> SHORT PROBLEM
Leave the pictures out. Return all other data exactly.
#### RAW DATA ####
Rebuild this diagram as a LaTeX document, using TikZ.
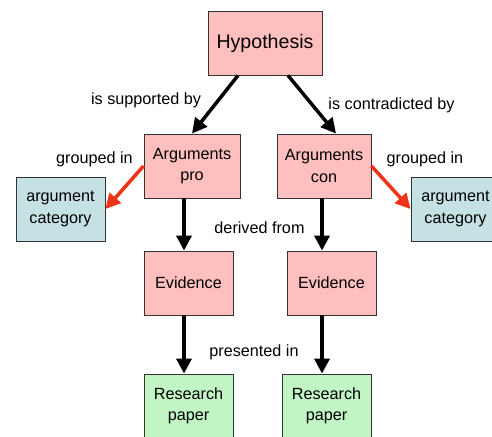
\documentclass[tikz,border=0pt]{standalone}
\usepackage{fontspec}
\setmainfont{Liberation Sans}
\usetikzlibrary{arrows.meta,calc}

\definecolor{pinkbox}{HTML}{FFBFBF}
\definecolor{bluebox}{HTML}{C6E1E4}
\definecolor{greenbox}{HTML}{C1F6C4}
\definecolor{redarrow}{HTML}{EE3319}

\begin{document}
\begin{tikzpicture}[x=1pt, y=-1pt,
  box/.style={draw=black!80, line width=0.9pt, minimum width=89pt, minimum height=64pt,
              align=center, font=\fontsize{16.2}{21.5}\selectfont, inner sep=0pt},
  pinknode/.style={box, fill=pinkbox},
  bluenode/.style={box, fill=bluebox},
  greennode/.style={box, fill=greenbox},
  lbl/.style={font=\fontsize{16.2}{19}\selectfont, inner sep=0pt},
  arr/.style={-{Triangle[length=15pt,width=15pt]}, line width=3.5pt},
  redarr/.style={arr, draw=redarrow, fill=redarrow}]

\clip (0,0) rectangle (492,436);
\fill[white] (0,0) rectangle (492,436);

\node[pinknode, minimum width=114pt, font=\fontsize{19.6}{23}\selectfont] at (265, 43) (hyp) {Hypothesis};
\node[pinknode, minimum width=96pt] at (192, 166) (pro) {Arguments\\pro};
\node[pinknode, minimum width=94pt] at (324, 166) (con) {Arguments\\con};
\node[bluenode] at (60.5, 209) (catpro) {argument\\category};
\node[bluenode] at (455.5, 209) (catcon) {argument\\category};
\node[pinknode] at (188.5, 283) (evpro) {Evidence};
\node[pinknode] at (331.5, 283) (evcon) {Evidence};
\node[greennode] at (188.5, 406) (paperpro) {Research\\paper};
\node[greennode] at (326.5, 406) (papercon) {Research\\paper};

% labels
\node[lbl] at (146, 100) (lblsup) {is supported by};
\node[lbl] at (391.5, 105) (lblcon) {is contradicted by};
\node[lbl] at (94.5, 159) (lblgrpro) {grouped in};
\node[lbl] at (425, 159) (lblgrcon) {grouped in};
\node[lbl] at (259.5, 228) (lblder) {derived from};
\node[lbl] at (254, 352) (lblpres) {presented in};

    \draw [arr] ($(hyp.south)+(-27,0)$) -- (pro.north);
    \draw [arr] ($(hyp.south)+(23,0)$) -- ($(con.north)+(12,0)$);
    \draw [redarr] (pro.west) -- (catpro.east);
    \draw [redarr] (con.east) -- (catcon.west);
    \draw [arr] ($(pro.south)+(-8,0)$) -- ($(evpro.north)+(-4.5,0)$);
    \draw [arr] ($(con.south)+(-2,0)$) -- ($(evcon.north)+(-9.5,0)$);
    \draw [arr] ($(evpro.south)+(-4.5,0)$) -- ($(paperpro.north)+(-4.5,0)$);
    \draw [arr] ($(evcon.south)+(-9.5,0)$) -- ($(papercon.north)+(-4.5,0)$);
\end{tikzpicture}
\end{document}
####
> SOLUTION FOR THIS PROBLEM
Rebuild this diagram as a LaTeX document, using TikZ.
\documentclass[tikz,border=0pt]{standalone}
\usepackage{fontspec}
\setmainfont{Liberation Sans}
\usetikzlibrary{arrows.meta,calc}

\definecolor{pinkbox}{HTML}{FFBFBF}
\definecolor{bluebox}{HTML}{C6E1E4}
\definecolor{greenbox}{HTML}{C1F6C4}
\definecolor{redarrow}{HTML}{EE3319}

\begin{document}
\begin{tikzpicture}[x=1pt, y=-1pt,
  box/.style={draw=black!80, line width=0.9pt, minimum width=89pt, minimum height=64pt,
              align=center, font=\fontsize{16.2}{21.5}\selectfont, inner sep=0pt},
  pinknode/.style={box, fill=pinkbox},
  bluenode/.style={box, fill=bluebox},
  greennode/.style={box, fill=greenbox},
  lbl/.style={font=\fontsize{16.2}{19}\selectfont, inner sep=0pt},
  arr/.style={-{Triangle[length=15pt,width=15pt]}, line width=3.5pt},
  redarr/.style={arr, draw=redarrow, fill=redarrow}]

\clip (0,0) rectangle (492,436);
\fill[white] (0,0) rectangle (492,436);

\node[pinknode, minimum width=114pt, font=\fontsize{19.6}{23}\selectfont] at (265, 43) (hyp) {Hypothesis};
\node[pinknode, minimum width=96pt] at (192, 166) (pro) {Arguments\\pro};
\node[pinknode, minimum width=94pt] at (324, 166) (con) {Arguments\\con};
\node[bluenode] at (60.5, 209) (catpro) {argument\\category};
\node[bluenode] at (455.5, 209) (catcon) {argument\\category};
\node[pinknode] at (188.5, 283) (evpro) {Evidence};
\node[pinknode] at (331.5, 283) (evcon) {Evidence};
\node[greennode] at (188.5, 406) (paperpro) {Research\\paper};
\node[greennode] at (326.5, 406) (papercon) {Research\\paper};

% labels
\node[lbl] at (146, 100) (lblsup) {is supported by};
\node[lbl] at (391.5, 105) (lblcon) {is contradicted by};
\node[lbl] at (94.5, 159) (lblgrpro) {grouped in};
\node[lbl] at (425, 159) (lblgrcon) {grouped in};
\node[lbl] at (259.5, 228) (lblder) {derived from};
\node[lbl] at (254, 352) (lblpres) {presented in};

    \draw [arr] ($(hyp.south)+(-27,0)$) -- (pro.north);
    \draw [arr] ($(hyp.south)+(23,0)$) -- ($(con.north)+(12,0)$);
    \draw [redarr] (pro.west) -- (catpro.east);
    \draw [redarr] (con.east) -- (catcon.west);
    \draw [arr] ($(pro.south)+(-8,0)$) -- ($(evpro.north)+(-4.5,0)$);
    \draw [arr] ($(con.south)+(-2,0)$) -- ($(evcon.north)+(-9.5,0)$);
    \draw [arr] ($(evpro.south)+(-4.5,0)$) -- ($(paperpro.north)+(-4.5,0)$);
    \draw [arr] ($(evcon.south)+(-9.5,0)$) -- ($(papercon.north)+(-4.5,0)$);
\end{tikzpicture}
\end{document}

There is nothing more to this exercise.